— STATED EXERCISE —
Print the entries verbatim, leaving out the images they contain.

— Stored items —
--- BEGIN ---

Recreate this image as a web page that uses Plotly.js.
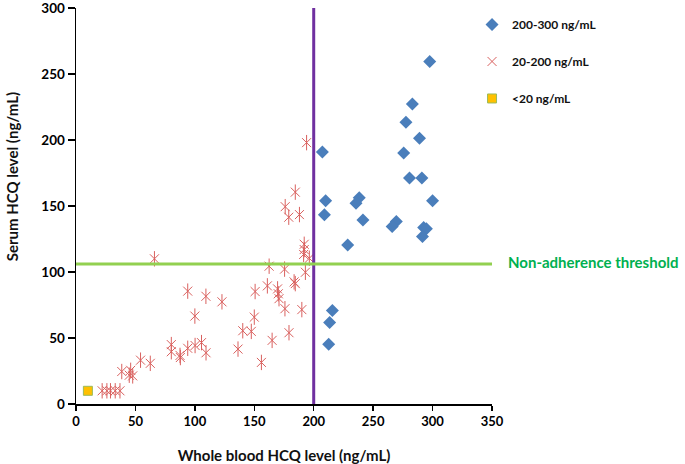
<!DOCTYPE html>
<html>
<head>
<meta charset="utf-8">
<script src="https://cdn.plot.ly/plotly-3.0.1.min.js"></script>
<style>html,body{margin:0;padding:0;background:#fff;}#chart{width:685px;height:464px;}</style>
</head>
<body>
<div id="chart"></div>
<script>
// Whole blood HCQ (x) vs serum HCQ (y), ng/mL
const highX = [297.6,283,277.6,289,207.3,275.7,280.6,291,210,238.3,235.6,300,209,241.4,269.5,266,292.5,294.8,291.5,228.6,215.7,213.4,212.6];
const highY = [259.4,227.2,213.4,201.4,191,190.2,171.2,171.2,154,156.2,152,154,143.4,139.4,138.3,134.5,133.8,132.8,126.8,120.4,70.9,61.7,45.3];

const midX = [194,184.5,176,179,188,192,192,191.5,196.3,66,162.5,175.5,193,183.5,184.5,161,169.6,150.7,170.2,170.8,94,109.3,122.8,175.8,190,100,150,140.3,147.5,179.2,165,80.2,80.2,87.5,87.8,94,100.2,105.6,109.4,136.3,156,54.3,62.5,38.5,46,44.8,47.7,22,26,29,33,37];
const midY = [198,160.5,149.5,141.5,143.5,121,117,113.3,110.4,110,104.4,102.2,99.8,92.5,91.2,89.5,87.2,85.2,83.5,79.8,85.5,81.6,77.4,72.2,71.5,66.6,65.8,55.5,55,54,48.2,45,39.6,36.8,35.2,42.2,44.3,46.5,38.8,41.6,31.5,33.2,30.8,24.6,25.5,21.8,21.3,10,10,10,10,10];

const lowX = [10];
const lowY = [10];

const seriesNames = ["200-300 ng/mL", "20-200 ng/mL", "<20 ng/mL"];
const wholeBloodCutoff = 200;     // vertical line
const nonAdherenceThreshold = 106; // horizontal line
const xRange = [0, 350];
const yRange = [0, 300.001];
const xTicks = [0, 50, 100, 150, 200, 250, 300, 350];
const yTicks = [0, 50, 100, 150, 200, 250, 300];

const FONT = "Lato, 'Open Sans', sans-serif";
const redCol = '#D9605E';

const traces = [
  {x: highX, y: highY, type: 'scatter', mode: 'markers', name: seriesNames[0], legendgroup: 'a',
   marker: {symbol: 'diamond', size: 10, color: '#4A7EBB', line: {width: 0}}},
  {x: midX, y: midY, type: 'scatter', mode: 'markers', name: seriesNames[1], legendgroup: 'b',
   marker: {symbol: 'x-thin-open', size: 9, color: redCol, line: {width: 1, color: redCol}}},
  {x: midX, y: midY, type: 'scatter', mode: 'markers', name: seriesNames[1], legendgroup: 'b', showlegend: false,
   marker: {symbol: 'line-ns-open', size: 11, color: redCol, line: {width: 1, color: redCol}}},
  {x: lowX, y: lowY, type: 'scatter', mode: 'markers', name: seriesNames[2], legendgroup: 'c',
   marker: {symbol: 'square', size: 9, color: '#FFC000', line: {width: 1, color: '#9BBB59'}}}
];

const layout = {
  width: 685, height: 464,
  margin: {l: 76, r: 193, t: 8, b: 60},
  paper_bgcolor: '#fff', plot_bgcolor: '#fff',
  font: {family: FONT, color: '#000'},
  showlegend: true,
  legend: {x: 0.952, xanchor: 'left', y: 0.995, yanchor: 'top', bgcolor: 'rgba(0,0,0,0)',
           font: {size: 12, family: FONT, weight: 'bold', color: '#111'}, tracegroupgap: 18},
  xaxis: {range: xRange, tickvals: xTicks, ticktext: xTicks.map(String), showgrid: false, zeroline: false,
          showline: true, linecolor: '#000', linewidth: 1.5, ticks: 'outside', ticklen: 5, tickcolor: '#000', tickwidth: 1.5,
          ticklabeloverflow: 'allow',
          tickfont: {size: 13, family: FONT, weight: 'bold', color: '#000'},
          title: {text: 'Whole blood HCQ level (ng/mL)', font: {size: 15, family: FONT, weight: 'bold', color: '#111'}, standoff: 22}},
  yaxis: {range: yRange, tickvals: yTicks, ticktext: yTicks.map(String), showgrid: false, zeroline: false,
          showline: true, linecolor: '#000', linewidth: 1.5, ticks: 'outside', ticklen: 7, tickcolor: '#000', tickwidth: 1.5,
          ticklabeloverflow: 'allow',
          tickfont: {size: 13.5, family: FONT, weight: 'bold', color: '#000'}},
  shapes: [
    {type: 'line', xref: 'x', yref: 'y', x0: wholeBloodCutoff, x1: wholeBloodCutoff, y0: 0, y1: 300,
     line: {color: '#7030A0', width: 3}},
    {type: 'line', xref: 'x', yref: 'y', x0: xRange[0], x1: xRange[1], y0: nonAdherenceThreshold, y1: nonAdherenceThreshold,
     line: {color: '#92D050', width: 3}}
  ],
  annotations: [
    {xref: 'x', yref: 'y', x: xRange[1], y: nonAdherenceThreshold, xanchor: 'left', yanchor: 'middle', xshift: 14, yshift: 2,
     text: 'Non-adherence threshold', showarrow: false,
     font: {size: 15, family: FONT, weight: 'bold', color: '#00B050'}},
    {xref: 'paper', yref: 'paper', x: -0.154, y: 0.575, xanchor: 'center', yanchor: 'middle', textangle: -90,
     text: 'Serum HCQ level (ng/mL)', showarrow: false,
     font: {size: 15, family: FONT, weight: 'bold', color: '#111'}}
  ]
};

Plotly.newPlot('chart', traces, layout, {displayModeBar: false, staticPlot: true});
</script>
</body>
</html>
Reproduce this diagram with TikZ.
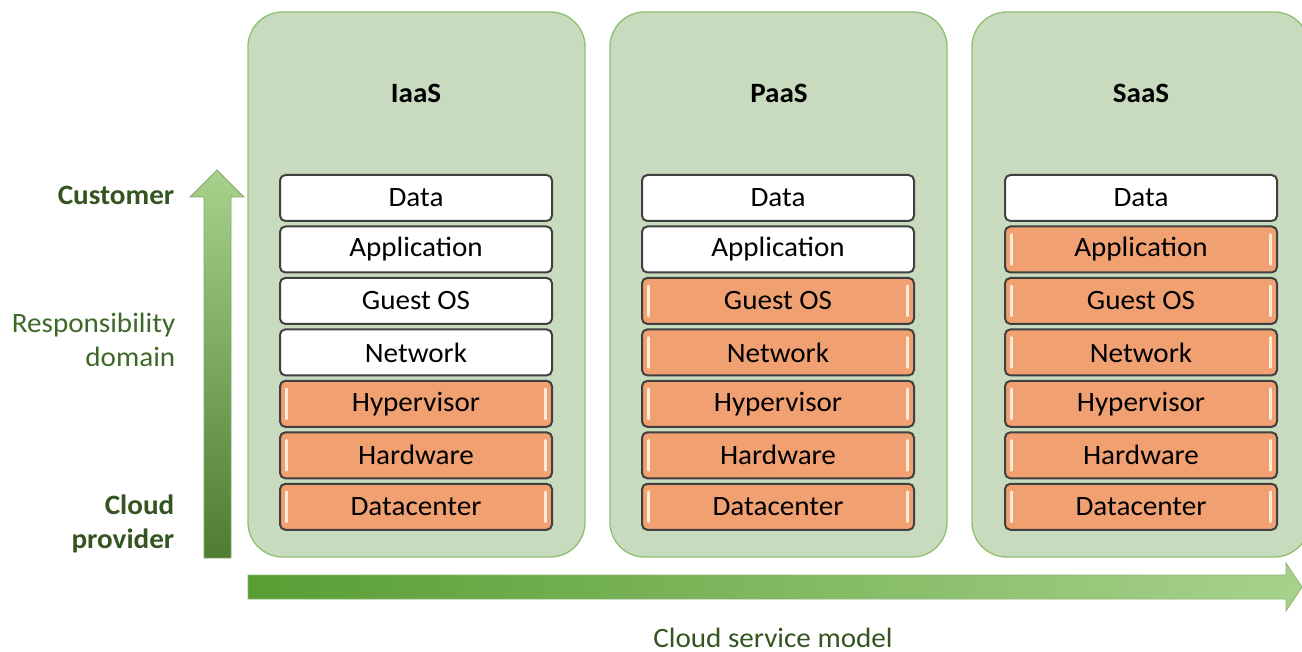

--- END ---

— REPLY TO THE TASK —
Recreate this image as a web page that uses Plotly.js.
<!DOCTYPE html>
<html>
<head>
<meta charset="utf-8">
<script src="https://cdn.plot.ly/plotly-3.0.1.min.js"></script>
<style>html,body{margin:0;padding:0;background:#fff;}#chart{width:685px;height:464px;}</style>
</head>
<body>
<div id="chart"></div>
<script>
// Whole blood HCQ (x) vs serum HCQ (y), ng/mL
const highX = [297.6,283,277.6,289,207.3,275.7,280.6,291,210,238.3,235.6,300,209,241.4,269.5,266,292.5,294.8,291.5,228.6,215.7,213.4,212.6];
const highY = [259.4,227.2,213.4,201.4,191,190.2,171.2,171.2,154,156.2,152,154,143.4,139.4,138.3,134.5,133.8,132.8,126.8,120.4,70.9,61.7,45.3];

const midX = [194,184.5,176,179,188,192,192,191.5,196.3,66,162.5,175.5,193,183.5,184.5,161,169.6,150.7,170.2,170.8,94,109.3,122.8,175.8,190,100,150,140.3,147.5,179.2,165,80.2,80.2,87.5,87.8,94,100.2,105.6,109.4,136.3,156,54.3,62.5,38.5,46,44.8,47.7,22,26,29,33,37];
const midY = [198,160.5,149.5,141.5,143.5,121,117,113.3,110.4,110,104.4,102.2,99.8,92.5,91.2,89.5,87.2,85.2,83.5,79.8,85.5,81.6,77.4,72.2,71.5,66.6,65.8,55.5,55,54,48.2,45,39.6,36.8,35.2,42.2,44.3,46.5,38.8,41.6,31.5,33.2,30.8,24.6,25.5,21.8,21.3,10,10,10,10,10];

const lowX = [10];
const lowY = [10];

const seriesNames = ["200-300 ng/mL", "20-200 ng/mL", "<20 ng/mL"];
const wholeBloodCutoff = 200;     // vertical line
const nonAdherenceThreshold = 106; // horizontal line
const xRange = [0, 350];
const yRange = [0, 300.001];
const xTicks = [0, 50, 100, 150, 200, 250, 300, 350];
const yTicks = [0, 50, 100, 150, 200, 250, 300];

const FONT = "Lato, 'Open Sans', sans-serif";
const redCol = '#D9605E';

const traces = [
  {x: highX, y: highY, type: 'scatter', mode: 'markers', name: seriesNames[0], legendgroup: 'a',
   marker: {symbol: 'diamond', size: 10, color: '#4A7EBB', line: {width: 0}}},
  {x: midX, y: midY, type: 'scatter', mode: 'markers', name: seriesNames[1], legendgroup: 'b',
   marker: {symbol: 'x-thin-open', size: 9, color: redCol, line: {width: 1, color: redCol}}},
  {x: midX, y: midY, type: 'scatter', mode: 'markers', name: seriesNames[1], legendgroup: 'b', showlegend: false,
   marker: {symbol: 'line-ns-open', size: 11, color: redCol, line: {width: 1, color: redCol}}},
  {x: lowX, y: lowY, type: 'scatter', mode: 'markers', name: seriesNames[2], legendgroup: 'c',
   marker: {symbol: 'square', size: 9, color: '#FFC000', line: {width: 1, color: '#9BBB59'}}}
];

const layout = {
  width: 685, height: 464,
  margin: {l: 76, r: 193, t: 8, b: 60},
  paper_bgcolor: '#fff', plot_bgcolor: '#fff',
  font: {family: FONT, color: '#000'},
  showlegend: true,
  legend: {x: 0.952, xanchor: 'left', y: 0.995, yanchor: 'top', bgcolor: 'rgba(0,0,0,0)',
           font: {size: 12, family: FONT, weight: 'bold', color: '#111'}, tracegroupgap: 18},
  xaxis: {range: xRange, tickvals: xTicks, ticktext: xTicks.map(String), showgrid: false, zeroline: false,
          showline: true, linecolor: '#000', linewidth: 1.5, ticks: 'outside', ticklen: 5, tickcolor: '#000', tickwidth: 1.5,
          ticklabeloverflow: 'allow',
          tickfont: {size: 13, family: FONT, weight: 'bold', color: '#000'},
          title: {text: 'Whole blood HCQ level (ng/mL)', font: {size: 15, family: FONT, weight: 'bold', color: '#111'}, standoff: 22}},
  yaxis: {range: yRange, tickvals: yTicks, ticktext: yTicks.map(String), showgrid: false, zeroline: false,
          showline: true, linecolor: '#000', linewidth: 1.5, ticks: 'outside', ticklen: 7, tickcolor: '#000', tickwidth: 1.5,
          ticklabeloverflow: 'allow',
          tickfont: {size: 13.5, family: FONT, weight: 'bold', color: '#000'}},
  shapes: [
    {type: 'line', xref: 'x', yref: 'y', x0: wholeBloodCutoff, x1: wholeBloodCutoff, y0: 0, y1: 300,
     line: {color: '#7030A0', width: 3}},
    {type: 'line', xref: 'x', yref: 'y', x0: xRange[0], x1: xRange[1], y0: nonAdherenceThreshold, y1: nonAdherenceThreshold,
     line: {color: '#92D050', width: 3}}
  ],
  annotations: [
    {xref: 'x', yref: 'y', x: xRange[1], y: nonAdherenceThreshold, xanchor: 'left', yanchor: 'middle', xshift: 14, yshift: 2,
     text: 'Non-adherence threshold', showarrow: false,
     font: {size: 15, family: FONT, weight: 'bold', color: '#00B050'}},
    {xref: 'paper', yref: 'paper', x: -0.154, y: 0.575, xanchor: 'center', yanchor: 'middle', textangle: -90,
     text: 'Serum HCQ level (ng/mL)', showarrow: false,
     font: {size: 15, family: FONT, weight: 'bold', color: '#111'}}
  ]
};

Plotly.newPlot('chart', traces, layout, {displayModeBar: false, staticPlot: true});
</script>
</body>
</html>
Reproduce this diagram with TikZ.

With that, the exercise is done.